PROVIDED MATERIAL ->
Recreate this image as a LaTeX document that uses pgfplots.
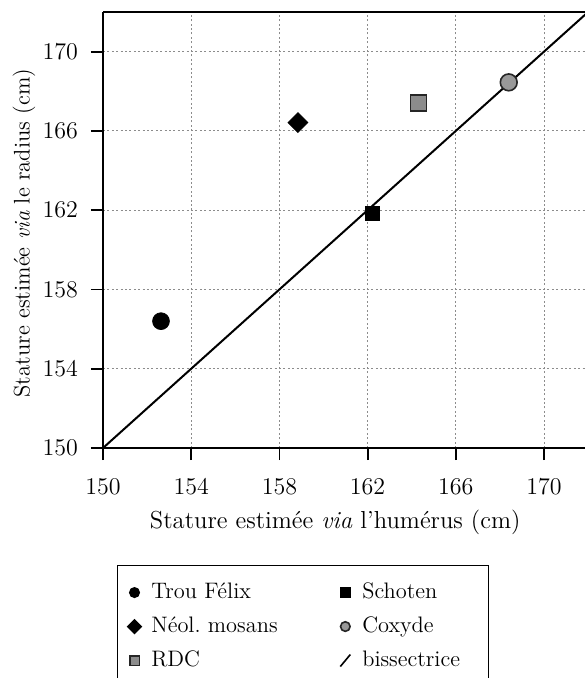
\documentclass[border=0pt]{standalone}
\usepackage{pgfplots}
\pgfplotsset{compat=1.18}
\pgfplotsset{
  mylegmark/.style={legend image code/.code={\path (-8pt,0pt) (8pt,0pt);\draw[##1, mark size=2.4pt] plot coordinates {(0pt,0pt)};}},
  myleglink/.style={legend image code/.code={\path (-8pt,0pt) (8pt,0pt);\draw[##1, line width=0.8pt] (-2.5pt,-3pt) -- (2.5pt,3pt);}},
}
\begin{document}
\begin{tikzpicture}[font=\fontsize{11.5}{13}\selectfont]
\begin{axis}[
  name=ax, at={(0pt,0pt)}, anchor=south west,
  width=240.9pt, height=218pt, scale only axis,
  xmin=150, xmax=171.85, ymin=150, ymax=172,
  axis x line*=bottom, axis y line*=left,
  axis line style={-, line width=0.9pt},
  xtick={150,154,...,170}, ytick={150,154,...,170},
  tick align=outside, major tick length=6pt,
  tick style={line width=0.9pt, black},
  grid=major, grid style={dash pattern=on 1pt off 1.2pt, black!45, line width=0.5pt},
  ticklabel style={font=\fontsize{11.6}{13}\selectfont},
  xticklabel style={yshift=-6pt},
  yticklabel style={xshift=-3pt},
  /pgf/number format/set thousands separator={},
  xlabel={Stature estimée \textit{via} l'humérus (cm)},
  ylabel={Stature estimée \textit{via} le radius (cm)},
  xlabel style={at={(axis description cs:0.482,0)}, anchor=center, yshift=-37pt, font=\fontsize{12.3}{14}\selectfont},
  ylabel style={at={(axis description cs:-0.164,0.493)}, anchor=center, font=\fontsize{11.3}{14}\selectfont},
  legend columns=2,
  legend style={at={(0.0291,-0.268)}, anchor=north west, draw=black, line width=0.7pt,
    inner xsep=0pt, inner ysep=8.25pt, row sep=6.5pt,
    nodes={inner xsep=0pt, inner ysep=0pt, text height=8pt, text depth=2.5pt},
    font=\fontsize{11.2}{13}\selectfont},
  legend cell align=left,
]
\addplot[only marks, mark=*, mark size=4.2pt, black, mylegmark] coordinates {(152.63,156.4)};
\addlegendentry{\makebox[88.5pt][l]{Trou Félix}}
\addplot[only marks, mark=square*, mark size=3.5pt, black, mylegmark] coordinates {(162.2,161.85)};
\addlegendentry{\makebox[63pt][l]{Schoten}}
\addplot[only marks, mark=square*, mark options={rotate=45}, mark size=3.5pt, black, mylegmark] coordinates {(158.84,166.42)};
\addlegendentry{\makebox[88.5pt][l]{Néol.\ mosans}}
\addplot[only marks, mark=*, mark size=4.2pt, draw=black!85, fill=black!40, line width=0.8pt, mylegmark] coordinates {(168.4,168.45)};
\addlegendentry{\makebox[63pt][l]{Coxyde}}
\addplot[only marks, mark=square*, mark size=4pt, draw=black!85, fill=black!45, line width=0.8pt, mylegmark] coordinates {(164.3,167.4)};
\addlegendentry{\makebox[88.5pt][l]{RDC}}
\addplot[black, line width=1pt, myleglink] coordinates {(150,150) (172,172)};
\addlegendentry{\makebox[63pt][l]{bissectrice}}
\end{axis}
\draw[line width=0.9pt] (ax.north west) -- (ax.north east);
\pgfresetboundingbox
\useasboundingbox (-51.5pt,-115pt) rectangle (241pt,224pt);
\end{tikzpicture}
\end{document}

TASK REQUIREMENTS ->
Reproduce each line word for word and drop the pictures.

SOLUTION TO THE EXERCISE ->
Recreate this image as a LaTeX document that uses pgfplots.
\documentclass[border=0pt]{standalone}
\usepackage{pgfplots}
\pgfplotsset{compat=1.18}
\pgfplotsset{
  mylegmark/.style={legend image code/.code={\path (-8pt,0pt) (8pt,0pt);\draw[##1, mark size=2.4pt] plot coordinates {(0pt,0pt)};}},
  myleglink/.style={legend image code/.code={\path (-8pt,0pt) (8pt,0pt);\draw[##1, line width=0.8pt] (-2.5pt,-3pt) -- (2.5pt,3pt);}},
}
\begin{document}
\begin{tikzpicture}[font=\fontsize{11.5}{13}\selectfont]
\begin{axis}[
  name=ax, at={(0pt,0pt)}, anchor=south west,
  width=240.9pt, height=218pt, scale only axis,
  xmin=150, xmax=171.85, ymin=150, ymax=172,
  axis x line*=bottom, axis y line*=left,
  axis line style={-, line width=0.9pt},
  xtick={150,154,...,170}, ytick={150,154,...,170},
  tick align=outside, major tick length=6pt,
  tick style={line width=0.9pt, black},
  grid=major, grid style={dash pattern=on 1pt off 1.2pt, black!45, line width=0.5pt},
  ticklabel style={font=\fontsize{11.6}{13}\selectfont},
  xticklabel style={yshift=-6pt},
  yticklabel style={xshift=-3pt},
  /pgf/number format/set thousands separator={},
  xlabel={Stature estimée \textit{via} l'humérus (cm)},
  ylabel={Stature estimée \textit{via} le radius (cm)},
  xlabel style={at={(axis description cs:0.482,0)}, anchor=center, yshift=-37pt, font=\fontsize{12.3}{14}\selectfont},
  ylabel style={at={(axis description cs:-0.164,0.493)}, anchor=center, font=\fontsize{11.3}{14}\selectfont},
  legend columns=2,
  legend style={at={(0.0291,-0.268)}, anchor=north west, draw=black, line width=0.7pt,
    inner xsep=0pt, inner ysep=8.25pt, row sep=6.5pt,
    nodes={inner xsep=0pt, inner ysep=0pt, text height=8pt, text depth=2.5pt},
    font=\fontsize{11.2}{13}\selectfont},
  legend cell align=left,
]
\addplot[only marks, mark=*, mark size=4.2pt, black, mylegmark] coordinates {(152.63,156.4)};
\addlegendentry{\makebox[88.5pt][l]{Trou Félix}}
\addplot[only marks, mark=square*, mark size=3.5pt, black, mylegmark] coordinates {(162.2,161.85)};
\addlegendentry{\makebox[63pt][l]{Schoten}}
\addplot[only marks, mark=square*, mark options={rotate=45}, mark size=3.5pt, black, mylegmark] coordinates {(158.84,166.42)};
\addlegendentry{\makebox[88.5pt][l]{Néol.\ mosans}}
\addplot[only marks, mark=*, mark size=4.2pt, draw=black!85, fill=black!40, line width=0.8pt, mylegmark] coordinates {(168.4,168.45)};
\addlegendentry{\makebox[63pt][l]{Coxyde}}
\addplot[only marks, mark=square*, mark size=4pt, draw=black!85, fill=black!45, line width=0.8pt, mylegmark] coordinates {(164.3,167.4)};
\addlegendentry{\makebox[88.5pt][l]{RDC}}
\addplot[black, line width=1pt, myleglink] coordinates {(150,150) (172,172)};
\addlegendentry{\makebox[63pt][l]{bissectrice}}
\end{axis}
\draw[line width=0.9pt] (ax.north west) -- (ax.north east);
\pgfresetboundingbox
\useasboundingbox (-51.5pt,-115pt) rectangle (241pt,224pt);
\end{tikzpicture}
\end{document}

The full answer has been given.